# Power of attorney



## ikon66 (Jul 23, 2008)

Hi

Anyone set up one for their parents using the gov website. Looks like you can do it yourself. Got a quote for £400 plus vat from a solicitor but it doesn't look that complicated 

cheers


----------



## Soul boy 68 (Sep 8, 2013)

I had to set up deputy ship for power of attorney through a solicitor, it's much more complex to set up as apposed to power of attorney.


----------



## muzzer (Feb 13, 2011)

ikon66 said:


> Hi
> 
> Anyone set up one for their parents using the gov website. Looks like you can do it yourself. Got a quote for £400 plus vat from a solicitor but it doesn't look that complicated
> 
> cheers


Hmm, i've had to execute a power of attorney over what was at the time mums financial affairs and from what i can remember of it, its fairly straightforward. However, if you do want to set up a power of attorney, just remember before you can execute it you do need to register it with the Court of Protection.


----------



## Guest (Oct 28, 2015)

I don't know if the law has changed since the early 2000s but we set one up to manage my mother's financial affairs - did it myself and was straight forward.

At that time though there were 2 types of power of attorney - the second one being "enduring" (I think) power of attorney, that one was more complicated and did give total control and would be better done with a solicitor.

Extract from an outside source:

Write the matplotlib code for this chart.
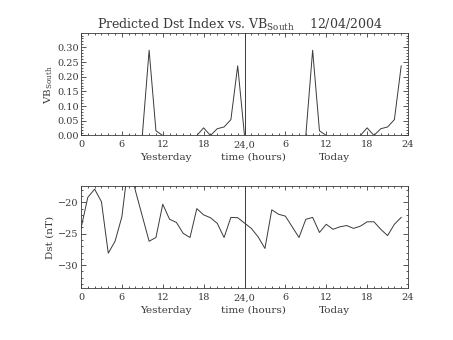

But if you just want to manage your mother's finances the simple power of attorney would be sufficient.


----------



## XtrailAndy (Oct 14, 2013)

I'm currently having some papers drawn up by a solicitor for POA, think it works at about £550 all in. 

To have the POA drawn up only costs about £120, it's the registering of the POA that costs a lot of money, think that is about £430.


----------



## baxlin (Oct 8, 2007)

Hugh said:


> I don't know if the law has changed since the early 2000s but we set one up to manage my mother's financial affairs - did it myself and was straight forward.
> 
> At that time though there were 2 types of power of attorney - the second one being "enduring" (I think) power of attorney, that one was more complicated and did give total control and would be better done with a solicitor.
> 
> But if you just want to manage your mother's finances the simple power of attorney would be sufficient.


Unfortunately you are several years out of date, Hugh.

There are now two types of POA, both called Lasting Powers of Attorney, one for Property and Affairs, the second for Welfare.

They are much more robust than the old style Enduring or General POA (hence being more expensive!!), although if you have an old style one, and it still "fits", then it's still valid. But you can't make changes to an old style one if you want to change an Attorney, for instance.

As there are specific requirements and obligations, I would always recommend getting independent advice, either from a Solicitor, or other suitably qualified person, but I admit, as I work in the personal finance world, I would say that, wouldn't I!

Malcolm


----------



## ikon66 (Jul 23, 2008)

Thanks for the input. Have emailed the office of public guardian to check what I can do online. Looks like it's only about £150 / 200 + vat

Cheers


----------